Oleh: Dirga Yandri Tandi

Negara masih mengabaikan pemenuhan hak-hak Masyarakat Adat yang mengatasnamakan pembangunan. Banyak sekali Program Strategis Pembangunan Nasional yang masuk ke Wilayah Adat tanpa melalui persetujuan Masyarakat Adat. Mulai pembangunan infrastruktur yang merampas tanah adat, hingga aturan yang belum mampu melindungi Masyarakat Adat.

Akibatnya, tidak sedikit Masyarakat Adat yang dilanggar hak-haknya. Mulai dari penangkapan, kriminalisai, bahkan perampasan wilayah adat. Kondisi ini menyebabkan populasi Masyarakat Adat di tanah air diperkirakan terus berkurang jumlahnya.

Berdasarkan data Aliansi Masyarakat Adat Nusantara (AMAN) di tahun 2022, jumlah populasi Masyarakat Adat di Indonesia diperkirakan sebanyak 20 juta jiwa.

Hal ini terungkap dalam acara talkshow ruang publik KBR yang berlangsung baru-baru ini. Talkshow yang mengusung tema "Upaya Masyarakat Adat Memperjuangkan Hak-Haknya" ini menghadirkan dua orang pembicara yakni Eustobio Rero Renggi selaku Deputi I Sekjen AMAN Urusan Organisasi dan Aldio Parante selaku Ketua Barisan Pemuda Adat Nusantara (BPAN) Toraja.

Eustobio menyatakan pengabaian negara terhadap hak-hak Masyarakat Adat selama ini dikonsep dalam konteks pembangunan.

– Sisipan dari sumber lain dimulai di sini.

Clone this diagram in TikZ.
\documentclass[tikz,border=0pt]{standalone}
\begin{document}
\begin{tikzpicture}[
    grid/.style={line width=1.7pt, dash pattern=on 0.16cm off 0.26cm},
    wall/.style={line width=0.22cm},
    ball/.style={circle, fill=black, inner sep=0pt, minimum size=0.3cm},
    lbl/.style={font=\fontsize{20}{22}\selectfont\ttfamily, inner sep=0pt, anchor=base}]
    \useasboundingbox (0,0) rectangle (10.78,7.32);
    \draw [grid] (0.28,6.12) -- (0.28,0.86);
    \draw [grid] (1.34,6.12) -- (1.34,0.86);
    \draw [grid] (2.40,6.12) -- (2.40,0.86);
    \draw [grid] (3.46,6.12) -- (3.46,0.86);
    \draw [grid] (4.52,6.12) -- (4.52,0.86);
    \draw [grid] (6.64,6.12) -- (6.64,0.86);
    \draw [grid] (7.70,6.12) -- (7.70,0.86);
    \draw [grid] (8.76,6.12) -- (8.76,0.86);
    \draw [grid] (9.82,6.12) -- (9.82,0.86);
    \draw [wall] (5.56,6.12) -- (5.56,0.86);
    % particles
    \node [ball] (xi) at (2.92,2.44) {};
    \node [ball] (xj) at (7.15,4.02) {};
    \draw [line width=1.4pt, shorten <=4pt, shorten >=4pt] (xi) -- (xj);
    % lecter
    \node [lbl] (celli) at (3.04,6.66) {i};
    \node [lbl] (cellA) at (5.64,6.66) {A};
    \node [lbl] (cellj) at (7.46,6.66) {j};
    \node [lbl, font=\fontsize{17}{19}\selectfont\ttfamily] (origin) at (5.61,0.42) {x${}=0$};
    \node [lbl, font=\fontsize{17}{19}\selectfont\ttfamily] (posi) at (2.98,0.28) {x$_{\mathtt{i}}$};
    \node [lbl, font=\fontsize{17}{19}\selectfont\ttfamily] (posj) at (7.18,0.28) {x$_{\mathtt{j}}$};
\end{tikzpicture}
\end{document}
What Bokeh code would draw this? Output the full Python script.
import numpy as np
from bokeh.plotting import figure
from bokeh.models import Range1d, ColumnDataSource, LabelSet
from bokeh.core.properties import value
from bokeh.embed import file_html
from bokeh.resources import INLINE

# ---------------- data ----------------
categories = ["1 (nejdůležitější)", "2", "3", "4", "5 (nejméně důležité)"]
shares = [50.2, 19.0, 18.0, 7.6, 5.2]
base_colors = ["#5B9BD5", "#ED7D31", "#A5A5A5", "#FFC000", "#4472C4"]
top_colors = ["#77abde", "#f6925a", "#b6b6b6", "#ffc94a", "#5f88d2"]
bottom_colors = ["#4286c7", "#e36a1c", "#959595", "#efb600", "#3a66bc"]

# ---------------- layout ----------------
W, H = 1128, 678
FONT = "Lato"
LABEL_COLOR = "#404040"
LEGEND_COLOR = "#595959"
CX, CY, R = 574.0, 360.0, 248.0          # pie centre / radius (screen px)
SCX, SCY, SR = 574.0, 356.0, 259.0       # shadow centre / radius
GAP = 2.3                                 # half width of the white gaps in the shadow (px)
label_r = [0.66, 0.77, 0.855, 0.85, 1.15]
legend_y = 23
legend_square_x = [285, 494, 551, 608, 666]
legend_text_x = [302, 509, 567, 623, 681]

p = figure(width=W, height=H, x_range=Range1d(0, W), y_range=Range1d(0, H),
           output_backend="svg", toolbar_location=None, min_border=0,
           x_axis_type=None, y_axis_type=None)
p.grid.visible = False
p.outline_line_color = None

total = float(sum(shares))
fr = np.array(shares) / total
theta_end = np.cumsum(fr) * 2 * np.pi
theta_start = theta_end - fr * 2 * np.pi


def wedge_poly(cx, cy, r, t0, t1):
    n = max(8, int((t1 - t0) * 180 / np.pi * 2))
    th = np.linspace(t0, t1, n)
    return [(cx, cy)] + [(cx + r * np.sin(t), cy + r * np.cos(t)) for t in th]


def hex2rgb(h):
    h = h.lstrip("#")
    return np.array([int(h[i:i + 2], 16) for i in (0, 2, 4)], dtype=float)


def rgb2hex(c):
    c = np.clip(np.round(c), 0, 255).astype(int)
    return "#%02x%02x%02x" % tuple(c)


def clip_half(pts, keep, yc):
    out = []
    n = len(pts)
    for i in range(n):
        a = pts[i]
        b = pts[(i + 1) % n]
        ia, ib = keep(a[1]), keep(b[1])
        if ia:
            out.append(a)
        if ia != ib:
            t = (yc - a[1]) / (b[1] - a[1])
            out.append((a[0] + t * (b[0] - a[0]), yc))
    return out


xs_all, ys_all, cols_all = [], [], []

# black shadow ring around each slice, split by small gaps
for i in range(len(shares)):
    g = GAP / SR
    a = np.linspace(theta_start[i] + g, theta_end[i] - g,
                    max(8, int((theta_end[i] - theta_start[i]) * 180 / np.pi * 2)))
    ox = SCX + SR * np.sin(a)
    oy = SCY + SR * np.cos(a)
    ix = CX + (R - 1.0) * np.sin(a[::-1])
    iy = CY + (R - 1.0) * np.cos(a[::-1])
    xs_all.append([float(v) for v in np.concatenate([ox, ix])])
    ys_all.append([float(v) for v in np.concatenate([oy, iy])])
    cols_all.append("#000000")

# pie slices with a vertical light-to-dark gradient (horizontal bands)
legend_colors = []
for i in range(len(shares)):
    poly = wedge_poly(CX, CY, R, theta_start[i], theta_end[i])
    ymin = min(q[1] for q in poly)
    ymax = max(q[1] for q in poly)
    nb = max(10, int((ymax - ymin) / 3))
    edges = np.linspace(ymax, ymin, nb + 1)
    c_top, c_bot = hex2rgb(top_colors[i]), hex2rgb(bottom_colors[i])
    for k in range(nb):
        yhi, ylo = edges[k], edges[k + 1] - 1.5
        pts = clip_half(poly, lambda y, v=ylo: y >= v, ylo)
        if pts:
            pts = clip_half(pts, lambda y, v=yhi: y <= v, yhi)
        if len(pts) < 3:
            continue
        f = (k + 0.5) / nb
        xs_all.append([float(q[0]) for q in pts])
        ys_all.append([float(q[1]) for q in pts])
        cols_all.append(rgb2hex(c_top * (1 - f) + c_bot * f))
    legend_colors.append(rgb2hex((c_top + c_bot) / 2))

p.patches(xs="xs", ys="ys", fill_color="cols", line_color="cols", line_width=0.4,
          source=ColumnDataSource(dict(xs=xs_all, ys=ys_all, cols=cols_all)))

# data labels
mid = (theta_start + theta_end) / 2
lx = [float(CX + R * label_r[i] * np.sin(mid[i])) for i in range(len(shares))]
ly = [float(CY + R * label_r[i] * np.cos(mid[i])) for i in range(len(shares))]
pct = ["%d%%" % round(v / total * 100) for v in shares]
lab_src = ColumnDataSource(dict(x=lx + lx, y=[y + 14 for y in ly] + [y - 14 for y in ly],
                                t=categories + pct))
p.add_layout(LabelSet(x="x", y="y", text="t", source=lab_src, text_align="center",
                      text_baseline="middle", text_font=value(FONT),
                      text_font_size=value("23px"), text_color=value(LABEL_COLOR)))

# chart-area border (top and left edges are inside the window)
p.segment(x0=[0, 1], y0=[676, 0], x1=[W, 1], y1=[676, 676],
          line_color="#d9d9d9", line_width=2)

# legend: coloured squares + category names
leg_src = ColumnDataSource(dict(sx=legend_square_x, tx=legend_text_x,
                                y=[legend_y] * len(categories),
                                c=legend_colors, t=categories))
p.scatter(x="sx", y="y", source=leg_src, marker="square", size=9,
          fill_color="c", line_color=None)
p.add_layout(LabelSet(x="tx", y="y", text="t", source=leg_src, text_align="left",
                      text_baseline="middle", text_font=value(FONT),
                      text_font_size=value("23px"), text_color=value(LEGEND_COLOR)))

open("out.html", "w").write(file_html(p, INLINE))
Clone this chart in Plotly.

Bahkan, dalam konteks ini tidak sedikit hak-hak Masyarakat Adat yang dilanggar.

Eustobio mencontohkan pelanggaran Hak-Hak Asasi Masyarakat Adat yang paling aktual saat ini adalah RUU Masyarakat Adat belum disahkan pemerintah. Kemudian, pelanggaran lainnya adalah dalam setiap acara Peringatan Hari Ulang Tahun Kemerdekaan RI, Presiden Joko Widodo dalam pidato kenegaraan selalu menggunakan simbol-simbol Masyarakat Adat, dalam hal ini pakaian adat.

Namun, menurutnya, apa yang dilakukan President Joko Widodo tersebut sangat bertolak belakang dengan realita dan janji-janji politiknya.

“Ini yang kita sebut negara abai terhadap Masyarakat Adat sebagai entitas,” ujarnya.

Eustobio menjelaskan selama ini Masyarakat Adat tidak pernah menolak pembangunan di tanah air. Mereka hanya menentang model-model pembangunan yang masuk ke Wilayah Adat kemudian menghancurkannya.

“Model pembangunan yang menghancurkan wilayah adat pasti ditolak oleh Masyarakat Adat. Sebaliknya, jika pembangunan itu mendukung dan memastikan regenerasi Masyarakat Adat pasti tidak ditolak,” ungkapnya.

Siap Perjuangkan Hak-Hak Masyarakat Adat

Ketua BPAN Toraja Aldio Parante menyatakan pemuda adat sangat menyayangkan sikap pemerintah yang hingga kini masih mengabaikan hak-hak Masyarakt Adat. Dikatakannya, pemuda adat sebagai pewaris estafet regenerasi ke depan siap mempertahankan dan memperjuangkan hak-hak Masyarakat Adat.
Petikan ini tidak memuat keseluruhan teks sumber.